Naturally, we are going to focus on the suggestions given about the provision of food for travellers in such wild places (which, I am delighted to advise, include Australia.) The relevant chapter begins:
Food Suitable for the Stores of Travellers. - The most portable kind of food is, unquestionably, the flesh of cattle; for the beasts carry themselves. The draught oxen used in African and Australian explorations serve as a last resource, when all other food is wanting.
It has been truly remarked with reference to Australian exploring expeditions, that if an exploring party would make up their minds to eat horseflesh, stores of provisions might be largely dispensed with. A few extra horses could be taken; and one shot occasionally, and its flesh dried and slightly salted, sufficiently to preserve it from becoming tainted before the men could consume it.

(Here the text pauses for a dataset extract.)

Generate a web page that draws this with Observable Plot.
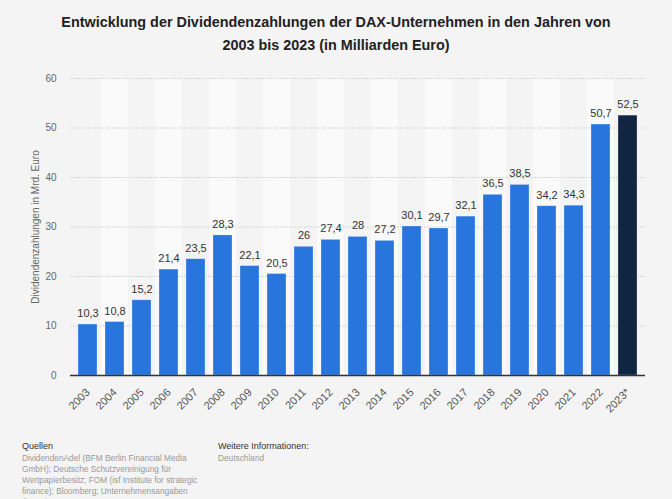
<!DOCTYPE html>
<html><head><meta charset="utf-8">
<script src="https://cdn.jsdelivr.net/npm/d3@7"></script>
<script src="https://cdn.jsdelivr.net/npm/@observablehq/plot@0.6"></script>
<style>
body{margin:0;background:#f4f4f4;font-family:"Liberation Sans",Arial,sans-serif;width:672px;height:499px;overflow:hidden;position:relative}
#title{position:absolute;top:11px;left:0;width:672px;text-align:center;font-weight:bold;font-size:14.4px;line-height:23px;color:#222}
#chart{position:absolute;top:60px;left:0}
#foot{position:absolute;top:441px;left:22px;font-size:8.3px;line-height:11px;white-space:nowrap}
.h{color:#333;font-size:9px;margin-bottom:1px}
.g{color:#999}
</style></head><body>
<div id="title">Entwicklung der Dividendenzahlungen der DAX-Unternehmen in den Jahren von<br>2003 bis 2023 (in Milliarden Euro)</div>
<div id="chart"></div>
<div id="foot">
<div style="position:absolute;left:0;top:0"><div class="h">Quellen</div><div class="g">DividendenAdel (BFM Berlin Financial Media<br>GmbH); Deutsche Schutzvereinigung für<br>Wertpapierbesitz; FOM (isf Institute for strategic<br>finance); Bloomberg; Unternehmensangaben<br>© Statista 2023</div></div>
<div style="position:absolute;left:196px;top:0"><div class="h">Weitere Informationen:</div><div class="g">Deutschland</div></div>
</div>
<script>
const years = ["2003","2004","2005","2006","2007","2008","2009","2010","2011","2012","2013","2014","2015","2016","2017","2018","2019","2020","2021","2022","2023*"];
const values = [10.3,10.8,15.2,21.4,23.5,28.3,22.1,20.5,26,27.4,28,27.2,30.1,29.7,32.1,36.5,38.5,34.2,34.3,50.7,52.5];
const yTicks = [0,10,20,30,40,50,60];
const yLabel = "Dividendenzahlungen in Mrd. Euro";

const data = years.map((y,i)=>({year:y, value:values[i], forecast: y.endsWith("*")}));
const stripes = years.filter((y,i)=>i%2===1);
const fmt = v => String(v).replace(".", ",");

const chart = Plot.plot({
  width: 672, height: 360,
  marginTop: 18, marginBottom: 45, marginLeft: 70, marginRight: 27,
  style: {background: "transparent", fontFamily: "Liberation Sans, Arial, sans-serif"},
  x: {domain: years, padding: 0, label: null},
  y: {domain: [0,60], label: null},
  marks: [
    Plot.cell(stripes, {x: d=>d, fill: "#fafafa"}),
    Plot.gridY(yTicks, {stroke: "#cccccc", strokeOpacity: 1, strokeDasharray: "1.5,1.5"}),
    Plot.barY(data, {x: "year", y: "value", fill: d=>d.forecast ? "#0f2541" : "#2876dd", insetLeft: 4, insetRight: 4, stroke: "#fff", strokeOpacity: 0.35, strokeWidth: 0.8}),
    Plot.ruleY([0], {stroke: "#333", strokeWidth: 1.5}),
    Plot.text(data, {x: "year", y: "value", text: d=>fmt(d.value), dy: -11, fontSize: 11, fill: "#333"}),
    Plot.axisY(yTicks, {tickSize: 0, tickPadding: 14, fontSize: 10, fill: "#666", label: null}),
    Plot.axisX({tickSize: 0, tickRotate: -45, tickPadding: 15, fontSize: 11, fill: "#555", label: null}),
    Plot.text([yLabel], {frameAnchor: "left", textAnchor: "middle", rotate: -90, dx: -35, fontSize: 10, fill: "#666"})
  ]
});
document.getElementById("chart").appendChild(chart);
</script>
</body></html>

Portable Food. - The kinds of food that are the most portable in the ordinary sense of the term are:-Pemmican; meat-biscuit; fried meat; dried fish; wheat flour; biscuit; oatmeal; barley; peas; cheese; sugar; preserved potatoes; and Chollet's compressed vegetables. Extract of meat, as I am assured by the highest physiological authors, is not a portable food but a portable savour. It is quite impossible that life should be maintained on any minute amount of material, because so many grains of carbon and so many of nitrogen are daily consumed, and an equivalent weight of those elements must, of course, be replaced. Salt meat is not to be depended upon, for it is liable to become hard and worthless, by long keeping.
The author goes on to note that, if one is living off the land, then the flesh of no beasts (and few fish) is poisonous, but many plant foods are. He has some interesting comments on the importance of salt, and gives a method of making it which will serve as our recipe for the day.
Salt.-The craving for salt (chloride of sodium) is somewhat satisfied by the potash salts, and, perhaps, by other minerals: thus we often hear of people reduced to the mixing of gun-powder with their food, on account of the saltpetre that it contains. An impure salt is made widely in North Africa, from wood-ashes. They are put into a pot, hot water is poured over them and allowed to stand and dissolve out the salts they contain; the ley is then decanted into another pot, where it is evaporated. The plants in use are those of which the wetted ashes have a saline and not an alkaline taste, nor a soapy feel.
I plan to give you more insights from this author tomorrow, for he has much to share, and there are still wild places to travel in the world.
Quotation for the Day.
Don’t slaughter more pigs than you can salt.